Exercise objective » The material below should be written out in full and exactly; pictures stay out of the copy.
#####
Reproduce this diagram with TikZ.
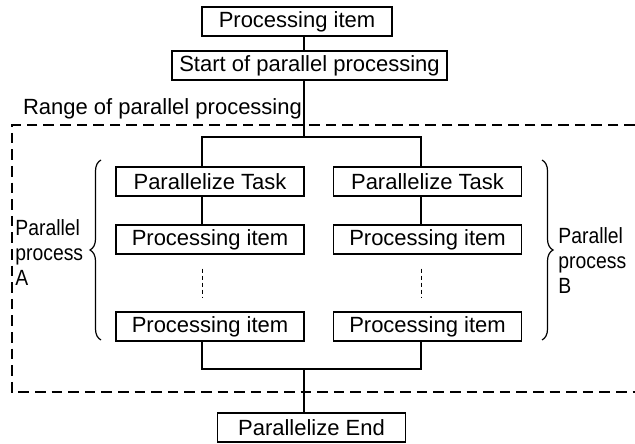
\documentclass[tikz,border=0pt]{standalone}
\usepackage{fontspec}
\setmainfont{Liberation Sans}
\newfontfamily\narrowsans{Liberation Sans}[FakeStretch=0.88]
\usetikzlibrary{calc,positioning,decorations.pathreplacing}

\begin{document}
\begin{tikzpicture}[
  x=0.5pt,y=-0.5pt,
  font=\fontsize{11}{12.5}\selectfont,
  box/.style={draw,line width=0.6pt,minimum width=94pt,minimum height=14.5pt,inner sep=0pt},
  side/.style={anchor=west,align=left,inner sep=0pt,font=\narrowsans\fontsize{11}{12.5}\selectfont},
  link/.style={line width=0.6pt},
  dots/.style={line width=0.5pt,dash pattern=on 2pt off 1.5pt},
  rangeline/.style={line width=1.1pt,dash pattern=on 5.3pt off 3pt},
  brace/.style={decorate,decoration={brace,amplitude=5.5pt},line width=0.6pt}
]
\useasboundingbox (0,0) rectangle (635,443);
\coordinate (colA) at (202,0);
\coordinate (colB) at (421,0);
\coordinate (mid) at (304,0);
\coordinate (split) at (304,137);
\coordinate (join) at (304,369);

\node[box,minimum width=95pt] (top) at (297,21.5) {Processing item};
\node[box,minimum width=137.5pt] (start) at (309.5,65.5) {Start of parallel processing};
\node[anchor=base west] (rangelabel) at (16,115) {Range of parallel processing};

\node[box] (taskA) at (210,181.5) {Parallelize Task};
\node[box] (taskB) at (427.5,181.5) {Parallelize Task};
\node[box] (itemA) at (210,239.5) {Processing item};
\node[box] (itemB) at (427.5,239.5) {Processing item};
\node[box] (lastA) at (210,326.5) {Processing item};
\node[box] (lastB) at (427.5,326.5) {Processing item};
\node[box] (endbox) at (311.5,427.5) {Parallelize End};

\node[side] (procA) at (15,253) {Parallel\\process\\A};
\node[side] (procB) at (558,261) {Parallel\\process\\B};

% range of parallel processing
\draw[rangeline] (635,125) -| (12,392) -- (635,392);

% flow
\draw[link] (top.south -| mid) -- (start.north -| mid);
\draw[link] (start.south -| mid) -- (split);
\draw[link] (taskA.north -| colA) |- (split) -| (taskB.north -| colB);
\draw[link] (taskA.south -| colA) -- (itemA.north -| colA);
\draw[link] (taskB.south -| colB) -- (itemB.north -| colB);
\draw[dots] ($(itemA.south -| colA)+(0,14)$) -- ($(lastA.north -| colA)+(0,-14)$);
\draw[dots] ($(itemB.south -| colB)+(0,14)$) -- ($(lastB.north -| colB)+(0,-14)$);
\draw[link] (lastA.south -| colA) |- (join) -| (lastB.south -| colB);
\draw[link] (join) -- (endbox.north -| mid);

% braces
\draw[brace] (101,340) -- (101,160);
\draw[brace] (542,160) -- (542,340);
\end{tikzpicture}
\end{document}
#####
Correct response »
Reproduce this diagram with TikZ.
\documentclass[tikz,border=0pt]{standalone}
\usepackage{fontspec}
\setmainfont{Liberation Sans}
\newfontfamily\narrowsans{Liberation Sans}[FakeStretch=0.88]
\usetikzlibrary{calc,positioning,decorations.pathreplacing}

\begin{document}
\begin{tikzpicture}[
  x=0.5pt,y=-0.5pt,
  font=\fontsize{11}{12.5}\selectfont,
  box/.style={draw,line width=0.6pt,minimum width=94pt,minimum height=14.5pt,inner sep=0pt},
  side/.style={anchor=west,align=left,inner sep=0pt,font=\narrowsans\fontsize{11}{12.5}\selectfont},
  link/.style={line width=0.6pt},
  dots/.style={line width=0.5pt,dash pattern=on 2pt off 1.5pt},
  rangeline/.style={line width=1.1pt,dash pattern=on 5.3pt off 3pt},
  brace/.style={decorate,decoration={brace,amplitude=5.5pt},line width=0.6pt}
]
\useasboundingbox (0,0) rectangle (635,443);
\coordinate (colA) at (202,0);
\coordinate (colB) at (421,0);
\coordinate (mid) at (304,0);
\coordinate (split) at (304,137);
\coordinate (join) at (304,369);

\node[box,minimum width=95pt] (top) at (297,21.5) {Processing item};
\node[box,minimum width=137.5pt] (start) at (309.5,65.5) {Start of parallel processing};
\node[anchor=base west] (rangelabel) at (16,115) {Range of parallel processing};

\node[box] (taskA) at (210,181.5) {Parallelize Task};
\node[box] (taskB) at (427.5,181.5) {Parallelize Task};
\node[box] (itemA) at (210,239.5) {Processing item};
\node[box] (itemB) at (427.5,239.5) {Processing item};
\node[box] (lastA) at (210,326.5) {Processing item};
\node[box] (lastB) at (427.5,326.5) {Processing item};
\node[box] (endbox) at (311.5,427.5) {Parallelize End};

\node[side] (procA) at (15,253) {Parallel\\process\\A};
\node[side] (procB) at (558,261) {Parallel\\process\\B};

% range of parallel processing
\draw[rangeline] (635,125) -| (12,392) -- (635,392);

% flow
\draw[link] (top.south -| mid) -- (start.north -| mid);
\draw[link] (start.south -| mid) -- (split);
\draw[link] (taskA.north -| colA) |- (split) -| (taskB.north -| colB);
\draw[link] (taskA.south -| colA) -- (itemA.north -| colA);
\draw[link] (taskB.south -| colB) -- (itemB.north -| colB);
\draw[dots] ($(itemA.south -| colA)+(0,14)$) -- ($(lastA.north -| colA)+(0,-14)$);
\draw[dots] ($(itemB.south -| colB)+(0,14)$) -- ($(lastB.north -| colB)+(0,-14)$);
\draw[link] (lastA.south -| colA) |- (join) -| (lastB.south -| colB);
\draw[link] (join) -- (endbox.north -| mid);

% braces
\draw[brace] (101,340) -- (101,160);
\draw[brace] (542,160) -- (542,340);
\end{tikzpicture}
\end{document}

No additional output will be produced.